Short problem
Reproduce each line of the material precisely.

Input material
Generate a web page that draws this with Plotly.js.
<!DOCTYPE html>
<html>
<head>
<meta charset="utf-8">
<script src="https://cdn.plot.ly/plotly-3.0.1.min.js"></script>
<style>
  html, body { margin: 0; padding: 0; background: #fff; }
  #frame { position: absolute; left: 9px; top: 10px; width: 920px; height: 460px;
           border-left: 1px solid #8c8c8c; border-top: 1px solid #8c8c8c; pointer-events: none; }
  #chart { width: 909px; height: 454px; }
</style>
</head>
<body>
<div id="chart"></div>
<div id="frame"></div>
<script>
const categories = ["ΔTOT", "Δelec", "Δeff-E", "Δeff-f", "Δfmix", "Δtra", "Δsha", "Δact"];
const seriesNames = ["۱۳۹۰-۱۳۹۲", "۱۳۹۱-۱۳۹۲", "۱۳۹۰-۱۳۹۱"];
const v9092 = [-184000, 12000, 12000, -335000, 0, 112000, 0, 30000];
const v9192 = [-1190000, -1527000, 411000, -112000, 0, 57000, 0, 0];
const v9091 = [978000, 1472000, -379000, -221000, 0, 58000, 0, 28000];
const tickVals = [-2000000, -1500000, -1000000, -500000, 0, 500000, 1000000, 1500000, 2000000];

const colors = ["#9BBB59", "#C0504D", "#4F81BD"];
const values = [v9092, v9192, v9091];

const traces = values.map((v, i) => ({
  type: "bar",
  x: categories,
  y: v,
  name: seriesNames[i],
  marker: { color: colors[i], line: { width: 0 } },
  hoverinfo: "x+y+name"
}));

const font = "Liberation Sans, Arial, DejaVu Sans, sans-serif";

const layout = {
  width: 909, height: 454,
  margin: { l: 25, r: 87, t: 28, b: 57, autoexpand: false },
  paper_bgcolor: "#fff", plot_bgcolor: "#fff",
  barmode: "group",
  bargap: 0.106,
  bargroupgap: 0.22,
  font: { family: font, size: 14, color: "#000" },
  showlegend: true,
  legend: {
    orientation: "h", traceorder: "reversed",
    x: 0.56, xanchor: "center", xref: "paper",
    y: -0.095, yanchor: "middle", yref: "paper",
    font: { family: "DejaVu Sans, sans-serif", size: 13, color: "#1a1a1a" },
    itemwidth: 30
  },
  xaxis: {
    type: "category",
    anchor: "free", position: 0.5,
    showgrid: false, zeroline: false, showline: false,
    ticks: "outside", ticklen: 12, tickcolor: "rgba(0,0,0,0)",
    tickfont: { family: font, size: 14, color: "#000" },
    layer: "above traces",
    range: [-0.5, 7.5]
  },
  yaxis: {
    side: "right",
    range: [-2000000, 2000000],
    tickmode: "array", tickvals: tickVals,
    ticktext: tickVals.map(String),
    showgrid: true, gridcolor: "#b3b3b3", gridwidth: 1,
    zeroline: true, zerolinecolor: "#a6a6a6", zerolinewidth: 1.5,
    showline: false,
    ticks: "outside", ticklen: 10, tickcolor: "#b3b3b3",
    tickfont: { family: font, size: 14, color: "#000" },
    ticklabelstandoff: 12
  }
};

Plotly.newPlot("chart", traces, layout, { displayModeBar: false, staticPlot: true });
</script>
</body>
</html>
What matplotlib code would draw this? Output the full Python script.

Response
Generate a web page that draws this with Plotly.js.
<!DOCTYPE html>
<html>
<head>
<meta charset="utf-8">
<script src="https://cdn.plot.ly/plotly-3.0.1.min.js"></script>
<style>
  html, body { margin: 0; padding: 0; background: #fff; }
  #frame { position: absolute; left: 9px; top: 10px; width: 920px; height: 460px;
           border-left: 1px solid #8c8c8c; border-top: 1px solid #8c8c8c; pointer-events: none; }
  #chart { width: 909px; height: 454px; }
</style>
</head>
<body>
<div id="chart"></div>
<div id="frame"></div>
<script>
const categories = ["ΔTOT", "Δelec", "Δeff-E", "Δeff-f", "Δfmix", "Δtra", "Δsha", "Δact"];
const seriesNames = ["۱۳۹۰-۱۳۹۲", "۱۳۹۱-۱۳۹۲", "۱۳۹۰-۱۳۹۱"];
const v9092 = [-184000, 12000, 12000, -335000, 0, 112000, 0, 30000];
const v9192 = [-1190000, -1527000, 411000, -112000, 0, 57000, 0, 0];
const v9091 = [978000, 1472000, -379000, -221000, 0, 58000, 0, 28000];
const tickVals = [-2000000, -1500000, -1000000, -500000, 0, 500000, 1000000, 1500000, 2000000];

const colors = ["#9BBB59", "#C0504D", "#4F81BD"];
const values = [v9092, v9192, v9091];

const traces = values.map((v, i) => ({
  type: "bar",
  x: categories,
  y: v,
  name: seriesNames[i],
  marker: { color: colors[i], line: { width: 0 } },
  hoverinfo: "x+y+name"
}));

const font = "Liberation Sans, Arial, DejaVu Sans, sans-serif";

const layout = {
  width: 909, height: 454,
  margin: { l: 25, r: 87, t: 28, b: 57, autoexpand: false },
  paper_bgcolor: "#fff", plot_bgcolor: "#fff",
  barmode: "group",
  bargap: 0.106,
  bargroupgap: 0.22,
  font: { family: font, size: 14, color: "#000" },
  showlegend: true,
  legend: {
    orientation: "h", traceorder: "reversed",
    x: 0.56, xanchor: "center", xref: "paper",
    y: -0.095, yanchor: "middle", yref: "paper",
    font: { family: "DejaVu Sans, sans-serif", size: 13, color: "#1a1a1a" },
    itemwidth: 30
  },
  xaxis: {
    type: "category",
    anchor: "free", position: 0.5,
    showgrid: false, zeroline: false, showline: false,
    ticks: "outside", ticklen: 12, tickcolor: "rgba(0,0,0,0)",
    tickfont: { family: font, size: 14, color: "#000" },
    layer: "above traces",
    range: [-0.5, 7.5]
  },
  yaxis: {
    side: "right",
    range: [-2000000, 2000000],
    tickmode: "array", tickvals: tickVals,
    ticktext: tickVals.map(String),
    showgrid: true, gridcolor: "#b3b3b3", gridwidth: 1,
    zeroline: true, zerolinecolor: "#a6a6a6", zerolinewidth: 1.5,
    showline: false,
    ticks: "outside", ticklen: 10, tickcolor: "#b3b3b3",
    tickfont: { family: font, size: 14, color: "#000" },
    ticklabelstandoff: 12
  }
};

Plotly.newPlot("chart", traces, layout, { displayModeBar: false, staticPlot: true });
</script>
</body>
</html>
What matplotlib code would draw this? Output the full Python script.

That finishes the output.